▸ **Goal**: Set down each line of the data below exactly as it stands, dropping the pictures.

────

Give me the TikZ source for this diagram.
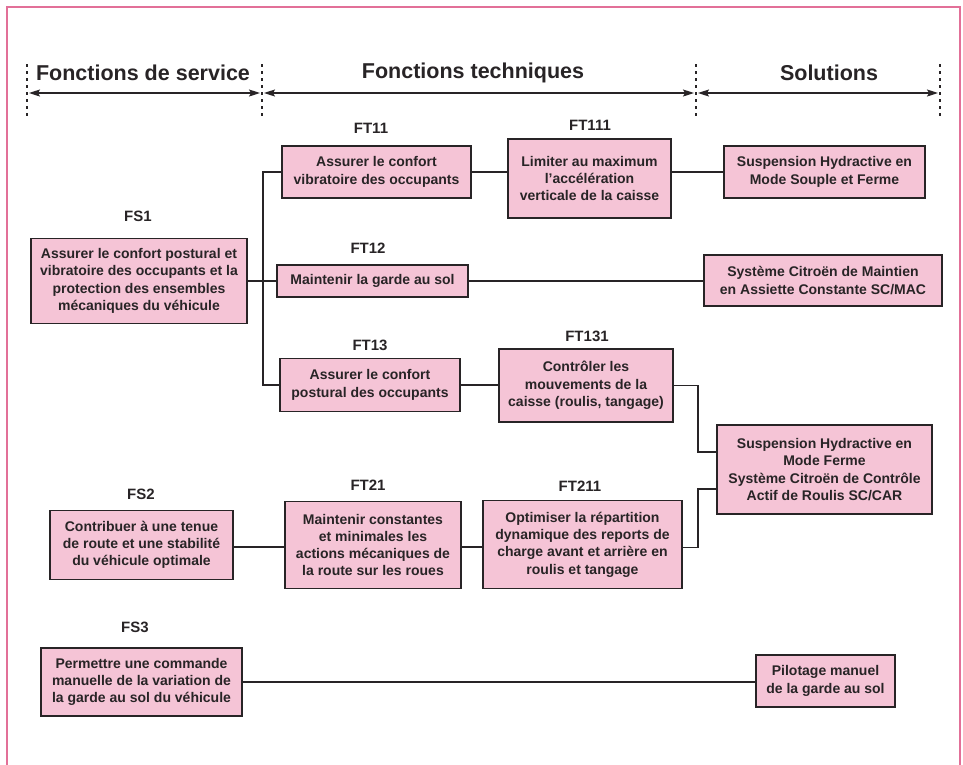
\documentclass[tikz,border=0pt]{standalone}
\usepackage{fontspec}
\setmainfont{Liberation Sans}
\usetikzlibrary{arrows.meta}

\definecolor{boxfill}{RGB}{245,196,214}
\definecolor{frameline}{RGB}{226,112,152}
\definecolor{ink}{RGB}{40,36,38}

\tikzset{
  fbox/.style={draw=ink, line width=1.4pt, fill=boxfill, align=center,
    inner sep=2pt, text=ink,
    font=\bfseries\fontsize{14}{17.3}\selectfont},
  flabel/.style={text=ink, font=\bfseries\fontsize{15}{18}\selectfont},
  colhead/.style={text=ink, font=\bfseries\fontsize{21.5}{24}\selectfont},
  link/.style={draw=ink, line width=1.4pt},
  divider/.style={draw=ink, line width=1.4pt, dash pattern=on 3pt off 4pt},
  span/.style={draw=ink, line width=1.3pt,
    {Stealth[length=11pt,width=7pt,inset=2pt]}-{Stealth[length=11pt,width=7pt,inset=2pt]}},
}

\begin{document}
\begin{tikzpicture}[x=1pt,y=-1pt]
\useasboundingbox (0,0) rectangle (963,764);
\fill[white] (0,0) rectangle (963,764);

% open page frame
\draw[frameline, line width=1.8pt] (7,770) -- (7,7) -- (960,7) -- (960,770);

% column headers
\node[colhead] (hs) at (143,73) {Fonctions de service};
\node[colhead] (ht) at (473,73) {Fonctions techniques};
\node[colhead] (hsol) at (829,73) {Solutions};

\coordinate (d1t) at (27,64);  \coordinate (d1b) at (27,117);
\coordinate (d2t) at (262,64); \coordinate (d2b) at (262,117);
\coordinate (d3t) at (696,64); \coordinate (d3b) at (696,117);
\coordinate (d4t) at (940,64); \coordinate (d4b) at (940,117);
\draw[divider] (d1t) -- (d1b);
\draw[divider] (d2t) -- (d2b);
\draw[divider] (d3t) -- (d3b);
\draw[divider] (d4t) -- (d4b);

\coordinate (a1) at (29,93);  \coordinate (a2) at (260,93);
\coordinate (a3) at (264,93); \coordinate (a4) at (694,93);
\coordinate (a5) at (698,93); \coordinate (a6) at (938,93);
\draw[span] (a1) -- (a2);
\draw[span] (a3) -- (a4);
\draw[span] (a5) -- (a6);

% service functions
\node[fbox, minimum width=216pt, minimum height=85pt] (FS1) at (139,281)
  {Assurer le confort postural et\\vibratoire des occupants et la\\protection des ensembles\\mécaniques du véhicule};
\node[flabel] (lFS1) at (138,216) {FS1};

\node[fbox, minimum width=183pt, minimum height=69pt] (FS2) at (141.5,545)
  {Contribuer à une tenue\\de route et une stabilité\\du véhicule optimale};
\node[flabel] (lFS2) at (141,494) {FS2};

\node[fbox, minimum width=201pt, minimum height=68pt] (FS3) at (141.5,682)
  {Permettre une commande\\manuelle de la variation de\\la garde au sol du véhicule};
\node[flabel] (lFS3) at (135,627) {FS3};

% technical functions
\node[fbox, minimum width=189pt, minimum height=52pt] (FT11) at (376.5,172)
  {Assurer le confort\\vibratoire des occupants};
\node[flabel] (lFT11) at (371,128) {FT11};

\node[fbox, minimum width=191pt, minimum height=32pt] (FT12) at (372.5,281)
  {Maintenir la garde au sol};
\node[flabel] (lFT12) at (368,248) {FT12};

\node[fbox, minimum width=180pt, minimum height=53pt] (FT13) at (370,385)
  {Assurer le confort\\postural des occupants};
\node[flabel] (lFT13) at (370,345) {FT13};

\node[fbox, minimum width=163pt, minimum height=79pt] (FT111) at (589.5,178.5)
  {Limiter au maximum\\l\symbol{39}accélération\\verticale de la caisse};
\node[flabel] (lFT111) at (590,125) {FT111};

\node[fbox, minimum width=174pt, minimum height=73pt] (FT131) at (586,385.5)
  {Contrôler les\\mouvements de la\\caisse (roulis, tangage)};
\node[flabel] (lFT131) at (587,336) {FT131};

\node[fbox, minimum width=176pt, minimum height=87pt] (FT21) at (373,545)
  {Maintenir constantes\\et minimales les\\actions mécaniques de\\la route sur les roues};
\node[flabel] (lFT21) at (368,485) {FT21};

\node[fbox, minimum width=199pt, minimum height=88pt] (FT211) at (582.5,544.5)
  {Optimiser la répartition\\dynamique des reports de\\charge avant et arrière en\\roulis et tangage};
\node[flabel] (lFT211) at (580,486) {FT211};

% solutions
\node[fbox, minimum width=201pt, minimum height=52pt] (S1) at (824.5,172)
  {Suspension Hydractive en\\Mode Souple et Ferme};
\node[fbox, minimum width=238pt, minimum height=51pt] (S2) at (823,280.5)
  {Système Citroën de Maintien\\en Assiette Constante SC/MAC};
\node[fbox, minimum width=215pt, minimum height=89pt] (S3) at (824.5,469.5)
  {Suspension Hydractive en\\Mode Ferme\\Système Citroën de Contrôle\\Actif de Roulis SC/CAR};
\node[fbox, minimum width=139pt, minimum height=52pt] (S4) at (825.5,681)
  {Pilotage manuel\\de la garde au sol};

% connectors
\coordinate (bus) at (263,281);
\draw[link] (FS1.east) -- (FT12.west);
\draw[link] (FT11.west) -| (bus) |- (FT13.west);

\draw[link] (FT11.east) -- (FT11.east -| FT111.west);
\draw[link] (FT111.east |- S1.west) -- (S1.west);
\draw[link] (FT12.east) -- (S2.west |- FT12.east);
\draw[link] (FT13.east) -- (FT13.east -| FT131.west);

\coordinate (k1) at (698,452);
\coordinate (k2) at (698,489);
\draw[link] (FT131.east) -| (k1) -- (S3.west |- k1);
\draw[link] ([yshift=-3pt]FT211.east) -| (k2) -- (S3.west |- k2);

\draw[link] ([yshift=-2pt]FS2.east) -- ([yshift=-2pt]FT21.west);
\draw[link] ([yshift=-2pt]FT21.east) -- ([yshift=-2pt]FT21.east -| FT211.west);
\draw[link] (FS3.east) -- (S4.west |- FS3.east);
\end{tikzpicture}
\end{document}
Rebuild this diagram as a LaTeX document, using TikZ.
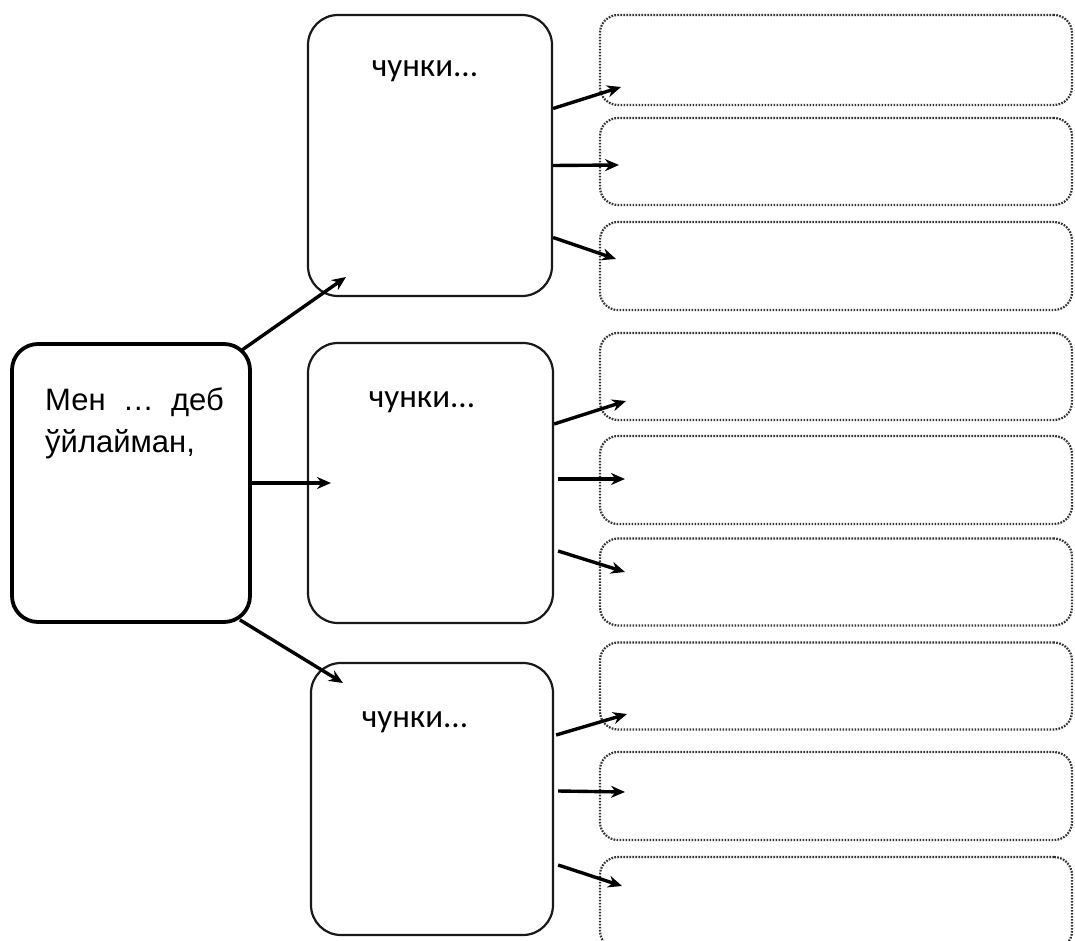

────

▸ **Solution to this exercise**:
Give me the TikZ source for this diagram.
\documentclass[tikz,border=0pt]{standalone}
\usepackage{fontspec}
\setmainfont{Liberation Sans}
\usetikzlibrary{arrows.meta}

\definecolor{boxfill}{RGB}{245,196,214}
\definecolor{frameline}{RGB}{226,112,152}
\definecolor{ink}{RGB}{40,36,38}

\tikzset{
  fbox/.style={draw=ink, line width=1.4pt, fill=boxfill, align=center,
    inner sep=2pt, text=ink,
    font=\bfseries\fontsize{14}{17.3}\selectfont},
  flabel/.style={text=ink, font=\bfseries\fontsize{15}{18}\selectfont},
  colhead/.style={text=ink, font=\bfseries\fontsize{21.5}{24}\selectfont},
  link/.style={draw=ink, line width=1.4pt},
  divider/.style={draw=ink, line width=1.4pt, dash pattern=on 3pt off 4pt},
  span/.style={draw=ink, line width=1.3pt,
    {Stealth[length=11pt,width=7pt,inset=2pt]}-{Stealth[length=11pt,width=7pt,inset=2pt]}},
}

\begin{document}
\begin{tikzpicture}[x=1pt,y=-1pt]
\useasboundingbox (0,0) rectangle (963,764);
\fill[white] (0,0) rectangle (963,764);

% open page frame
\draw[frameline, line width=1.8pt] (7,770) -- (7,7) -- (960,7) -- (960,770);

% column headers
\node[colhead] (hs) at (143,73) {Fonctions de service};
\node[colhead] (ht) at (473,73) {Fonctions techniques};
\node[colhead] (hsol) at (829,73) {Solutions};

\coordinate (d1t) at (27,64);  \coordinate (d1b) at (27,117);
\coordinate (d2t) at (262,64); \coordinate (d2b) at (262,117);
\coordinate (d3t) at (696,64); \coordinate (d3b) at (696,117);
\coordinate (d4t) at (940,64); \coordinate (d4b) at (940,117);
\draw[divider] (d1t) -- (d1b);
\draw[divider] (d2t) -- (d2b);
\draw[divider] (d3t) -- (d3b);
\draw[divider] (d4t) -- (d4b);

\coordinate (a1) at (29,93);  \coordinate (a2) at (260,93);
\coordinate (a3) at (264,93); \coordinate (a4) at (694,93);
\coordinate (a5) at (698,93); \coordinate (a6) at (938,93);
\draw[span] (a1) -- (a2);
\draw[span] (a3) -- (a4);
\draw[span] (a5) -- (a6);

% service functions
\node[fbox, minimum width=216pt, minimum height=85pt] (FS1) at (139,281)
  {Assurer le confort postural et\\vibratoire des occupants et la\\protection des ensembles\\mécaniques du véhicule};
\node[flabel] (lFS1) at (138,216) {FS1};

\node[fbox, minimum width=183pt, minimum height=69pt] (FS2) at (141.5,545)
  {Contribuer à une tenue\\de route et une stabilité\\du véhicule optimale};
\node[flabel] (lFS2) at (141,494) {FS2};

\node[fbox, minimum width=201pt, minimum height=68pt] (FS3) at (141.5,682)
  {Permettre une commande\\manuelle de la variation de\\la garde au sol du véhicule};
\node[flabel] (lFS3) at (135,627) {FS3};

% technical functions
\node[fbox, minimum width=189pt, minimum height=52pt] (FT11) at (376.5,172)
  {Assurer le confort\\vibratoire des occupants};
\node[flabel] (lFT11) at (371,128) {FT11};

\node[fbox, minimum width=191pt, minimum height=32pt] (FT12) at (372.5,281)
  {Maintenir la garde au sol};
\node[flabel] (lFT12) at (368,248) {FT12};

\node[fbox, minimum width=180pt, minimum height=53pt] (FT13) at (370,385)
  {Assurer le confort\\postural des occupants};
\node[flabel] (lFT13) at (370,345) {FT13};

\node[fbox, minimum width=163pt, minimum height=79pt] (FT111) at (589.5,178.5)
  {Limiter au maximum\\l\symbol{39}accélération\\verticale de la caisse};
\node[flabel] (lFT111) at (590,125) {FT111};

\node[fbox, minimum width=174pt, minimum height=73pt] (FT131) at (586,385.5)
  {Contrôler les\\mouvements de la\\caisse (roulis, tangage)};
\node[flabel] (lFT131) at (587,336) {FT131};

\node[fbox, minimum width=176pt, minimum height=87pt] (FT21) at (373,545)
  {Maintenir constantes\\et minimales les\\actions mécaniques de\\la route sur les roues};
\node[flabel] (lFT21) at (368,485) {FT21};

\node[fbox, minimum width=199pt, minimum height=88pt] (FT211) at (582.5,544.5)
  {Optimiser la répartition\\dynamique des reports de\\charge avant et arrière en\\roulis et tangage};
\node[flabel] (lFT211) at (580,486) {FT211};

% solutions
\node[fbox, minimum width=201pt, minimum height=52pt] (S1) at (824.5,172)
  {Suspension Hydractive en\\Mode Souple et Ferme};
\node[fbox, minimum width=238pt, minimum height=51pt] (S2) at (823,280.5)
  {Système Citroën de Maintien\\en Assiette Constante SC/MAC};
\node[fbox, minimum width=215pt, minimum height=89pt] (S3) at (824.5,469.5)
  {Suspension Hydractive en\\Mode Ferme\\Système Citroën de Contrôle\\Actif de Roulis SC/CAR};
\node[fbox, minimum width=139pt, minimum height=52pt] (S4) at (825.5,681)
  {Pilotage manuel\\de la garde au sol};

% connectors
\coordinate (bus) at (263,281);
\draw[link] (FS1.east) -- (FT12.west);
\draw[link] (FT11.west) -| (bus) |- (FT13.west);

\draw[link] (FT11.east) -- (FT11.east -| FT111.west);
\draw[link] (FT111.east |- S1.west) -- (S1.west);
\draw[link] (FT12.east) -- (S2.west |- FT12.east);
\draw[link] (FT13.east) -- (FT13.east -| FT131.west);

\coordinate (k1) at (698,452);
\coordinate (k2) at (698,489);
\draw[link] (FT131.east) -| (k1) -- (S3.west |- k1);
\draw[link] ([yshift=-3pt]FT211.east) -| (k2) -- (S3.west |- k2);

\draw[link] ([yshift=-2pt]FS2.east) -- ([yshift=-2pt]FT21.west);
\draw[link] ([yshift=-2pt]FT21.east) -- ([yshift=-2pt]FT21.east -| FT211.west);
\draw[link] (FS3.east) -- (S4.west |- FS3.east);
\end{tikzpicture}
\end{document}
Rebuild this diagram as a LaTeX document, using TikZ.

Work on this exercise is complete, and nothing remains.